## What you are asked to do
Copy each line of the data below exactly, leaving out pictures.

** START Dataset content **

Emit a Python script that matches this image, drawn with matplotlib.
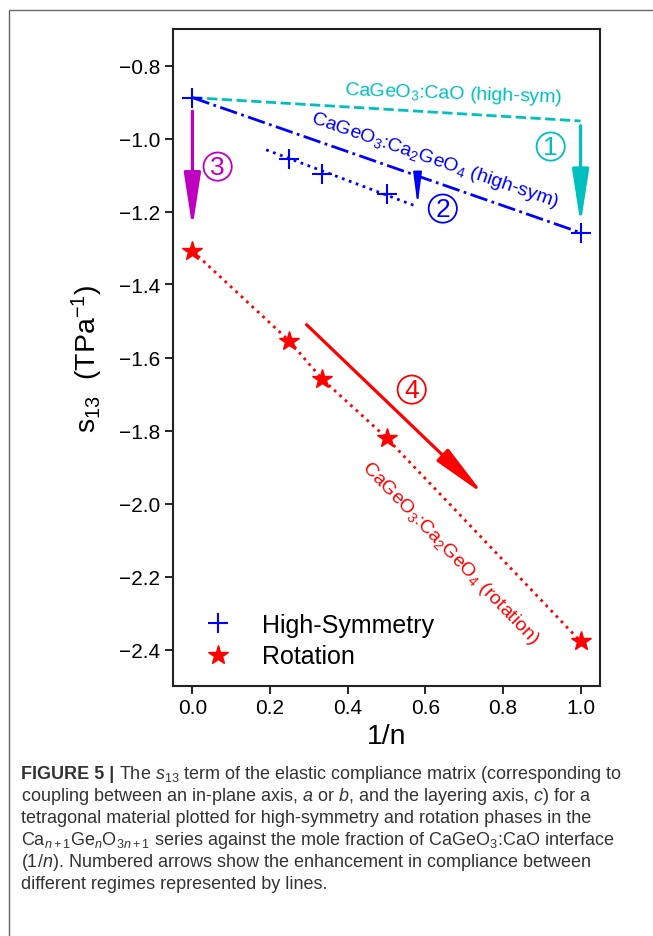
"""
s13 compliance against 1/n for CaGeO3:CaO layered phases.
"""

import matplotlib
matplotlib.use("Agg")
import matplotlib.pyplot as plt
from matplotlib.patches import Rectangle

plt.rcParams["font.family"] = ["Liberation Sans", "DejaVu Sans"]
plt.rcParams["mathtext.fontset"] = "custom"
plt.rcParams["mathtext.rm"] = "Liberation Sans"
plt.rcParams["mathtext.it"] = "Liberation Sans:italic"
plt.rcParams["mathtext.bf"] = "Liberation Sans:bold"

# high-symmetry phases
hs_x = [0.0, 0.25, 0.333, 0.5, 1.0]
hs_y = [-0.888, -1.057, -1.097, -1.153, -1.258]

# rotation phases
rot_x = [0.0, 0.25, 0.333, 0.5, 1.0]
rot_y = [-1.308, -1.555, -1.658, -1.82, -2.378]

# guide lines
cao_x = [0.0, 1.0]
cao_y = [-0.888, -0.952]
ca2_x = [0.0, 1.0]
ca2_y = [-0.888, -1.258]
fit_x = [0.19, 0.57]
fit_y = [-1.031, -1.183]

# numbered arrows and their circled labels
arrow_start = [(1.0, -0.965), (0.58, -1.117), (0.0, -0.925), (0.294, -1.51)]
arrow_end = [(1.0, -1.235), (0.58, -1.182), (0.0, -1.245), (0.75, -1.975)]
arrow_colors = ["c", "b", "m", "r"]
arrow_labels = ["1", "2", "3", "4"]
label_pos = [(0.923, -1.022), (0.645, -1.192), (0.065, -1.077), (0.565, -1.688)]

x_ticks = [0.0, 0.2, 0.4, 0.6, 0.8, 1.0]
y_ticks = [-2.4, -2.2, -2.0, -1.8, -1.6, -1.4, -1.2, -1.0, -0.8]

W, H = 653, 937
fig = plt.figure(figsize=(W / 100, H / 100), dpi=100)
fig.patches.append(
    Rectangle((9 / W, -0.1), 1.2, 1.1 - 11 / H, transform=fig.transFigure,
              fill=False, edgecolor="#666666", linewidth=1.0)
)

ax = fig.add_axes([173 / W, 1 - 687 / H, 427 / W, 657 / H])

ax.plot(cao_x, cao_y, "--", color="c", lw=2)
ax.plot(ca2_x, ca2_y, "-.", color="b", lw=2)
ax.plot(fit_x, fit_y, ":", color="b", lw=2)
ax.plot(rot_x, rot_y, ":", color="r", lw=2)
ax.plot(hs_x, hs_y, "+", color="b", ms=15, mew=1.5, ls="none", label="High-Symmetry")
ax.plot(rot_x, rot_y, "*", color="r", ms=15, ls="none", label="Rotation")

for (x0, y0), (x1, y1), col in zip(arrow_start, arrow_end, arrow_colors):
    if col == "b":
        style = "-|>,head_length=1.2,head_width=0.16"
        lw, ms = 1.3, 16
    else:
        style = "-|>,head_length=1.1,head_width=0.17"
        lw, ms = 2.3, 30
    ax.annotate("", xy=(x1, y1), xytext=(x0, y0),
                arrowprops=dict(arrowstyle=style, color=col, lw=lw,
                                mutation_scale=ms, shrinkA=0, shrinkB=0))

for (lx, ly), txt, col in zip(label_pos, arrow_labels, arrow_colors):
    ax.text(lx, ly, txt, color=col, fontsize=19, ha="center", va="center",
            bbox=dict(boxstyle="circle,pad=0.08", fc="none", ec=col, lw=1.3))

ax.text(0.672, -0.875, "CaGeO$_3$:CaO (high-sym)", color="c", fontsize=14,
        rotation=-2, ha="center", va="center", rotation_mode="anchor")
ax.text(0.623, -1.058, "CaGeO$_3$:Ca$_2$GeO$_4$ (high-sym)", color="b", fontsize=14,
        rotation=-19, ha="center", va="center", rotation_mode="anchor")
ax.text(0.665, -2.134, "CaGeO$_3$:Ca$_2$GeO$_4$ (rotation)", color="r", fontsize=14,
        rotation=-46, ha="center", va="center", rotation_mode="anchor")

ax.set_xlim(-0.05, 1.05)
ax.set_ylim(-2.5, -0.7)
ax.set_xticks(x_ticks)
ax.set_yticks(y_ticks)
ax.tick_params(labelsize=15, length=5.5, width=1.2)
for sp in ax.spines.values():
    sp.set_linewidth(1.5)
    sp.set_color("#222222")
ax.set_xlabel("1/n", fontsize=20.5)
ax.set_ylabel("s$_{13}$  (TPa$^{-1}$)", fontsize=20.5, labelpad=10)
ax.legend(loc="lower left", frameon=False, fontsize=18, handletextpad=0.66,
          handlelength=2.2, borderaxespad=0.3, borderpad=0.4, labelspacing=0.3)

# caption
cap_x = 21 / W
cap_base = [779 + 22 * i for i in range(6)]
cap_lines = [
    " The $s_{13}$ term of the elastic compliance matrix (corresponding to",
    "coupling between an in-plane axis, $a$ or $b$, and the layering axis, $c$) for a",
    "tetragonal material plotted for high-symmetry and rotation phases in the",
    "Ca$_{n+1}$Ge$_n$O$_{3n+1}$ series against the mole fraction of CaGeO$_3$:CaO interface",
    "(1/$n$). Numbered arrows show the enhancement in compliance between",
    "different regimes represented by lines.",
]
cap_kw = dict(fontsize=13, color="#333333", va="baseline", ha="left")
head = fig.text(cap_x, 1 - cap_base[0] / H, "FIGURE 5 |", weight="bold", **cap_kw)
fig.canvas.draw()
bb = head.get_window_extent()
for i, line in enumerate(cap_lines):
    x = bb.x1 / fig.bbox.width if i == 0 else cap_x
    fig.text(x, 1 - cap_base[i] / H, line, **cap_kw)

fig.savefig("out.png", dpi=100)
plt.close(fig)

** END Dataset content **

## The solution
Emit a Python script that matches this image, drawn with matplotlib.
"""
s13 compliance against 1/n for CaGeO3:CaO layered phases.
"""

import matplotlib
matplotlib.use("Agg")
import matplotlib.pyplot as plt
from matplotlib.patches import Rectangle

plt.rcParams["font.family"] = ["Liberation Sans", "DejaVu Sans"]
plt.rcParams["mathtext.fontset"] = "custom"
plt.rcParams["mathtext.rm"] = "Liberation Sans"
plt.rcParams["mathtext.it"] = "Liberation Sans:italic"
plt.rcParams["mathtext.bf"] = "Liberation Sans:bold"

# high-symmetry phases
hs_x = [0.0, 0.25, 0.333, 0.5, 1.0]
hs_y = [-0.888, -1.057, -1.097, -1.153, -1.258]

# rotation phases
rot_x = [0.0, 0.25, 0.333, 0.5, 1.0]
rot_y = [-1.308, -1.555, -1.658, -1.82, -2.378]

# guide lines
cao_x = [0.0, 1.0]
cao_y = [-0.888, -0.952]
ca2_x = [0.0, 1.0]
ca2_y = [-0.888, -1.258]
fit_x = [0.19, 0.57]
fit_y = [-1.031, -1.183]

# numbered arrows and their circled labels
arrow_start = [(1.0, -0.965), (0.58, -1.117), (0.0, -0.925), (0.294, -1.51)]
arrow_end = [(1.0, -1.235), (0.58, -1.182), (0.0, -1.245), (0.75, -1.975)]
arrow_colors = ["c", "b", "m", "r"]
arrow_labels = ["1", "2", "3", "4"]
label_pos = [(0.923, -1.022), (0.645, -1.192), (0.065, -1.077), (0.565, -1.688)]

x_ticks = [0.0, 0.2, 0.4, 0.6, 0.8, 1.0]
y_ticks = [-2.4, -2.2, -2.0, -1.8, -1.6, -1.4, -1.2, -1.0, -0.8]

W, H = 653, 937
fig = plt.figure(figsize=(W / 100, H / 100), dpi=100)
fig.patches.append(
    Rectangle((9 / W, -0.1), 1.2, 1.1 - 11 / H, transform=fig.transFigure,
              fill=False, edgecolor="#666666", linewidth=1.0)
)

ax = fig.add_axes([173 / W, 1 - 687 / H, 427 / W, 657 / H])

ax.plot(cao_x, cao_y, "--", color="c", lw=2)
ax.plot(ca2_x, ca2_y, "-.", color="b", lw=2)
ax.plot(fit_x, fit_y, ":", color="b", lw=2)
ax.plot(rot_x, rot_y, ":", color="r", lw=2)
ax.plot(hs_x, hs_y, "+", color="b", ms=15, mew=1.5, ls="none", label="High-Symmetry")
ax.plot(rot_x, rot_y, "*", color="r", ms=15, ls="none", label="Rotation")

for (x0, y0), (x1, y1), col in zip(arrow_start, arrow_end, arrow_colors):
    if col == "b":
        style = "-|>,head_length=1.2,head_width=0.16"
        lw, ms = 1.3, 16
    else:
        style = "-|>,head_length=1.1,head_width=0.17"
        lw, ms = 2.3, 30
    ax.annotate("", xy=(x1, y1), xytext=(x0, y0),
                arrowprops=dict(arrowstyle=style, color=col, lw=lw,
                                mutation_scale=ms, shrinkA=0, shrinkB=0))

for (lx, ly), txt, col in zip(label_pos, arrow_labels, arrow_colors):
    ax.text(lx, ly, txt, color=col, fontsize=19, ha="center", va="center",
            bbox=dict(boxstyle="circle,pad=0.08", fc="none", ec=col, lw=1.3))

ax.text(0.672, -0.875, "CaGeO$_3$:CaO (high-sym)", color="c", fontsize=14,
        rotation=-2, ha="center", va="center", rotation_mode="anchor")
ax.text(0.623, -1.058, "CaGeO$_3$:Ca$_2$GeO$_4$ (high-sym)", color="b", fontsize=14,
        rotation=-19, ha="center", va="center", rotation_mode="anchor")
ax.text(0.665, -2.134, "CaGeO$_3$:Ca$_2$GeO$_4$ (rotation)", color="r", fontsize=14,
        rotation=-46, ha="center", va="center", rotation_mode="anchor")

ax.set_xlim(-0.05, 1.05)
ax.set_ylim(-2.5, -0.7)
ax.set_xticks(x_ticks)
ax.set_yticks(y_ticks)
ax.tick_params(labelsize=15, length=5.5, width=1.2)
for sp in ax.spines.values():
    sp.set_linewidth(1.5)
    sp.set_color("#222222")
ax.set_xlabel("1/n", fontsize=20.5)
ax.set_ylabel("s$_{13}$  (TPa$^{-1}$)", fontsize=20.5, labelpad=10)
ax.legend(loc="lower left", frameon=False, fontsize=18, handletextpad=0.66,
          handlelength=2.2, borderaxespad=0.3, borderpad=0.4, labelspacing=0.3)

# caption
cap_x = 21 / W
cap_base = [779 + 22 * i for i in range(6)]
cap_lines = [
    " The $s_{13}$ term of the elastic compliance matrix (corresponding to",
    "coupling between an in-plane axis, $a$ or $b$, and the layering axis, $c$) for a",
    "tetragonal material plotted for high-symmetry and rotation phases in the",
    "Ca$_{n+1}$Ge$_n$O$_{3n+1}$ series against the mole fraction of CaGeO$_3$:CaO interface",
    "(1/$n$). Numbered arrows show the enhancement in compliance between",
    "different regimes represented by lines.",
]
cap_kw = dict(fontsize=13, color="#333333", va="baseline", ha="left")
head = fig.text(cap_x, 1 - cap_base[0] / H, "FIGURE 5 |", weight="bold", **cap_kw)
fig.canvas.draw()
bb = head.get_window_extent()
for i, line in enumerate(cap_lines):
    x = bb.x1 / fig.bbox.width if i == 0 else cap_x
    fig.text(x, 1 - cap_base[i] / H, line, **cap_kw)

fig.savefig("out.png", dpi=100)
plt.close(fig)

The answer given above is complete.